Problem requirements:
Copy out every line of the records where the string "that" occurs.
** Start Dataset extract **
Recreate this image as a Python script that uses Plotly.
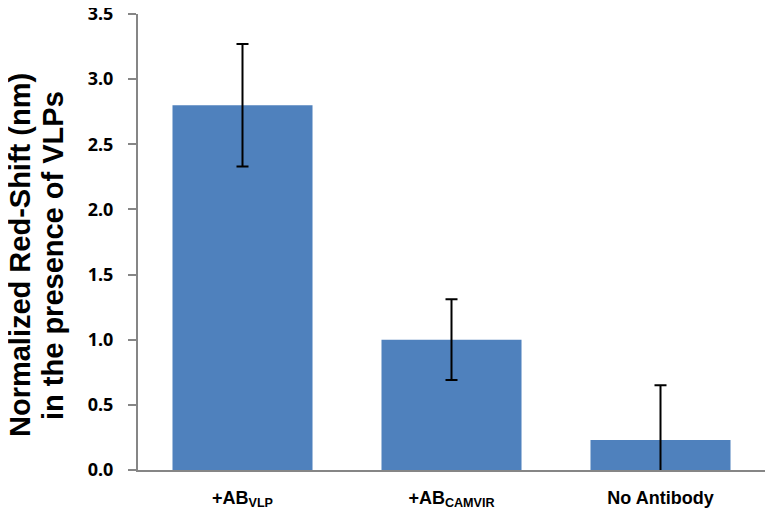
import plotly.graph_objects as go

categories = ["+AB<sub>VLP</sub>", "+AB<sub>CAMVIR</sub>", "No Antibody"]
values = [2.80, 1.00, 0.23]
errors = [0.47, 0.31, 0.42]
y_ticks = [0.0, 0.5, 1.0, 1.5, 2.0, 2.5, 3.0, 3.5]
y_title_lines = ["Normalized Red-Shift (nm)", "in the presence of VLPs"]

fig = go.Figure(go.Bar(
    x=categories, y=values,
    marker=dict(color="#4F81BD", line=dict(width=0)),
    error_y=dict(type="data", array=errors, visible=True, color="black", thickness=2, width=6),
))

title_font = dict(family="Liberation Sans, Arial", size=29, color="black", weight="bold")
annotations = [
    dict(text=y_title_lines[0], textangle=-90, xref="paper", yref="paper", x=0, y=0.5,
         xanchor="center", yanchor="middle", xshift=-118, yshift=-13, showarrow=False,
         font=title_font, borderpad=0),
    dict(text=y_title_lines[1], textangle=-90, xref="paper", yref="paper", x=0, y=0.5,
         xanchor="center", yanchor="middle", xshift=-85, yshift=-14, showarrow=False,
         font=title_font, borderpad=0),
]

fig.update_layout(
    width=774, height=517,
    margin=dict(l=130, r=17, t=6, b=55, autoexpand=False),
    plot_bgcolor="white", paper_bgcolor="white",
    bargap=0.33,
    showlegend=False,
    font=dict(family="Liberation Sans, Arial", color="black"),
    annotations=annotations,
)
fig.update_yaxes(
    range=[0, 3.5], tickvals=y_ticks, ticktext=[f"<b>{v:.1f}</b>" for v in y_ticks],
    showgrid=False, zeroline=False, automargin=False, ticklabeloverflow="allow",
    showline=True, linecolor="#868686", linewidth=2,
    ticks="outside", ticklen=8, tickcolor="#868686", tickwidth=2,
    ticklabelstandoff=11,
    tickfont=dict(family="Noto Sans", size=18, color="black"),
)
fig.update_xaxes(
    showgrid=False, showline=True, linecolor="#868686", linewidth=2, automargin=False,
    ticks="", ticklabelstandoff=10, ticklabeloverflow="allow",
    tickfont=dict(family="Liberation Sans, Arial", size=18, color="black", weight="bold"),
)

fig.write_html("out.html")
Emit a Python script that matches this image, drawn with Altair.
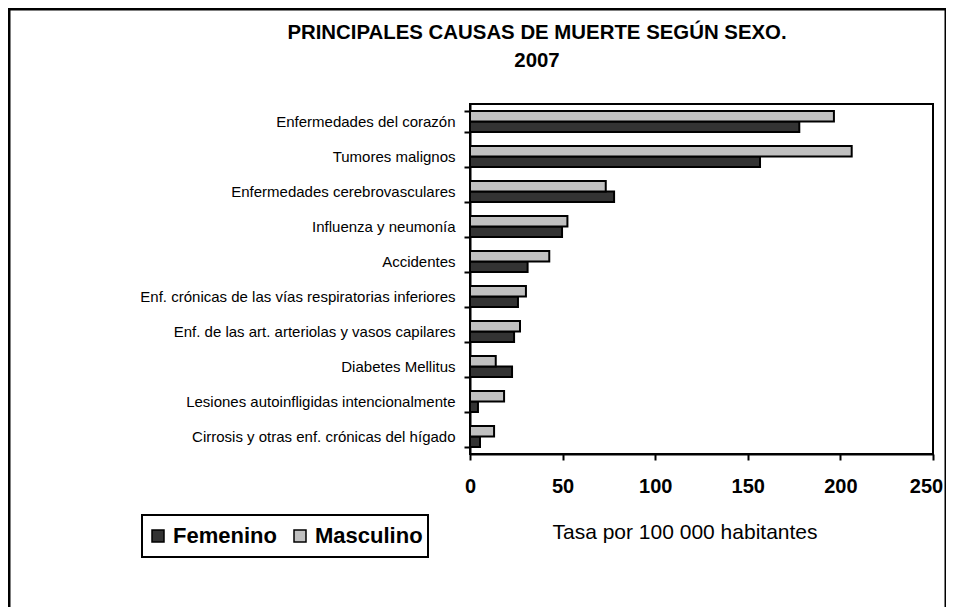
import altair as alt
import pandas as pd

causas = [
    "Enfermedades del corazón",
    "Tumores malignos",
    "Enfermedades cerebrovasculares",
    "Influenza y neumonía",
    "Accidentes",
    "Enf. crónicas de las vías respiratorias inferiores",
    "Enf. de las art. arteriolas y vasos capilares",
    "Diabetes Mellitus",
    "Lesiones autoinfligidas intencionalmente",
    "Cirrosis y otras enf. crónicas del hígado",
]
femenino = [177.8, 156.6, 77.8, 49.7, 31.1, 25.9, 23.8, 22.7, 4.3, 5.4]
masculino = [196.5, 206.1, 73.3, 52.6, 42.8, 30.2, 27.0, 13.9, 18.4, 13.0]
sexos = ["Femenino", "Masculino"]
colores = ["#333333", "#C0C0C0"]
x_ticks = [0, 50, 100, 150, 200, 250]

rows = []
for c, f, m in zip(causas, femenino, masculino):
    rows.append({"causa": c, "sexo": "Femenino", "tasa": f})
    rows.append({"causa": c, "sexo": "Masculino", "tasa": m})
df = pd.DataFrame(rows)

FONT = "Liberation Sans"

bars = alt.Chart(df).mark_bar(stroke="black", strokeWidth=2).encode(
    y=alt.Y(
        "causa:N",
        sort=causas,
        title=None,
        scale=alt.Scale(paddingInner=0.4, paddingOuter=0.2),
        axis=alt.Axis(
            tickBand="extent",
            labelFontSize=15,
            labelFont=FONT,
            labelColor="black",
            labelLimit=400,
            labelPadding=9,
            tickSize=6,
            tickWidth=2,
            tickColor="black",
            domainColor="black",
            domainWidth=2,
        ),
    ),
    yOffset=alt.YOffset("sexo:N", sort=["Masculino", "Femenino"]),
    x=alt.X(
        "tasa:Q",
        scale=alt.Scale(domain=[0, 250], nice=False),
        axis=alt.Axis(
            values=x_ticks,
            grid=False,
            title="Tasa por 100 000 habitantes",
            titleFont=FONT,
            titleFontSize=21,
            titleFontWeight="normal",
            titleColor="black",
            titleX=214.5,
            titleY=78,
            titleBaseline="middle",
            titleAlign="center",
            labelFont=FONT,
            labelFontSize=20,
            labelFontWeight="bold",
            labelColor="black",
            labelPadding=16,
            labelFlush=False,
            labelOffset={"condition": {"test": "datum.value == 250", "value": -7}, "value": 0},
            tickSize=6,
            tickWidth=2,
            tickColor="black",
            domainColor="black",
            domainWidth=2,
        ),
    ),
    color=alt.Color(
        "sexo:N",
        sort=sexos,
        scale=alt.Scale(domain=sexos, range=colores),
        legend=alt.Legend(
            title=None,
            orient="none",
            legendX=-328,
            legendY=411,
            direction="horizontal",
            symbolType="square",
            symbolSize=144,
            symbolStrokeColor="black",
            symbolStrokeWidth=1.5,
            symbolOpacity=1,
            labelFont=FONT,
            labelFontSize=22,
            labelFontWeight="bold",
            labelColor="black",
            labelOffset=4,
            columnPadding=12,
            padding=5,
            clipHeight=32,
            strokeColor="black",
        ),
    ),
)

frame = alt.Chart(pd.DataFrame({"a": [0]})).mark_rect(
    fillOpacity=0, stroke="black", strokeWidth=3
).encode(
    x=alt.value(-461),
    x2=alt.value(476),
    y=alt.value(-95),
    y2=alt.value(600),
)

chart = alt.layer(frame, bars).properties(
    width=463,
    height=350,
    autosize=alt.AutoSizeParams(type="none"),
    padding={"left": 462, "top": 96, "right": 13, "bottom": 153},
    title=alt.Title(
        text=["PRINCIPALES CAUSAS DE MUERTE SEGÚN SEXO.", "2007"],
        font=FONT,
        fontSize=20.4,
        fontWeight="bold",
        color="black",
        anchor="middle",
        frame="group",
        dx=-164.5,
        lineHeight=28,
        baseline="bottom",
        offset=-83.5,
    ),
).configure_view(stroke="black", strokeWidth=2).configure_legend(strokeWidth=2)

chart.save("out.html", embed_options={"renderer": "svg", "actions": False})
** End Dataset extract **
The answer:
Recreate this image as a Python script that uses Plotly.
Emit a Python script that matches this image, drawn with Altair.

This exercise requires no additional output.